Can The U.S. Combat ISIS Without Playing Into The Terrorist Group's Strategies?
SAN FRANCISCO (KCBS)— Will it take United States military ground intervention to defeat ISIS or does that play into the plans of these radicals? Last week President Barack Obama requested authority from Congress to use military force against the Islamic State terror group.
We spoke with Dr. Abbas Milani, director of Iranian Studies at Stanford University, who was one of the founding co-directors of the Iran Democracy Project as well as a Fellow at the Hoover Institution.
"They're efficient, brutal, well oiled, with a long-term plan and a sense of entitlement," Milani said.
Dr. Milani is a globally recognized expert on Iranian- U.S. relations. Before coming to teach in the United States in 1986, he taught in his home city at Tehran University's Faculty of Law and Political Science and a member or the Board of Directors of that University's Center for International Relations.
"It plays perfectly into their plan. They claim that 1,300 years ago the prophet predicted that if Western forces land in Syria, the end of the world shall be near. That's what they're hoping for," he said. In addition, he said anyone that watches their beheading propaganda videos is also playing into their trap.
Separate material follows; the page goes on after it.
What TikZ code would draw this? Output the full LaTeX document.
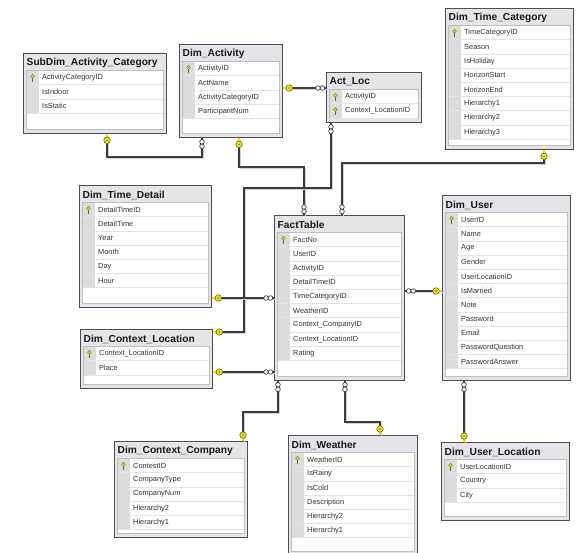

"We should refuse to watch these things because they're absolutely brutal and dehumanizing. They clearly understand that there is a thirst for this."
Their use of propaganda and psychology targets the marginalized, Milani says. They seek the petty criminal and anyone, anywhere with a curiosity about their unspeakable brand of violence.
According to Milani, ISIS shows all signs of the trappings of a "state" with a territory the size of England and the population the size of Denmark. That's why he agrees some type of western intervention, perhaps a special ops activity, will be needed in addition to the nations of the region joining to eradicate the group.
But he says another front in this war that needs immediate attention is monetary. ISIS already has hundreds of millions of dollars and is making more every day through the sale of oil and gas, tax revenue in the areas they control, the black market sale of antiquities and the human trafficking of women and children.
Many are still under the impression that ISIS is just another scattered group of terrorists, but Milani says nothing could be further from the truth. ISIS recruits came out of the havoc of Iraq, from the violence of Al Qaeda in Afghanistan, and forging together in the brutality of Syria's civil war. He notes that they thrive on the regions instability.
"[Other terrorist groups] are now openly joining ISIS and showing allegiance to ISIS. Some of them are changing their names some of them are flying the flag, because it is a commercial enterprise. They realize that ISIS has financial capacity to support them. Parts of Boko Haram have already joined them; radical Islamists in Pakistan, Afghanistan."
Yet he points out that despite the group's growth in the region, the majority of Muslims in the world are on record as opposing ISIS. Gallup said it's less than one percent of Muslims according to their poll. Still, Milani says if you have 1.2 billion Muslims in the world that even one percent of that is a large number.
"Even one-tenth of a percent is a potentially dangerous number. If three people can walk into Charlie Hebdo and wreak the kind of havoc they did and go to a Kosher Jewish store and do the kind of killing they did, all that takes is four or five people. The Muslim world has to come together, has to speak clearly, categorically, unmistakably that we don't want any part of this and we're going to do everything in our power that this does not sully the name of our societies, our religions. Otherwise we're in for a long summer."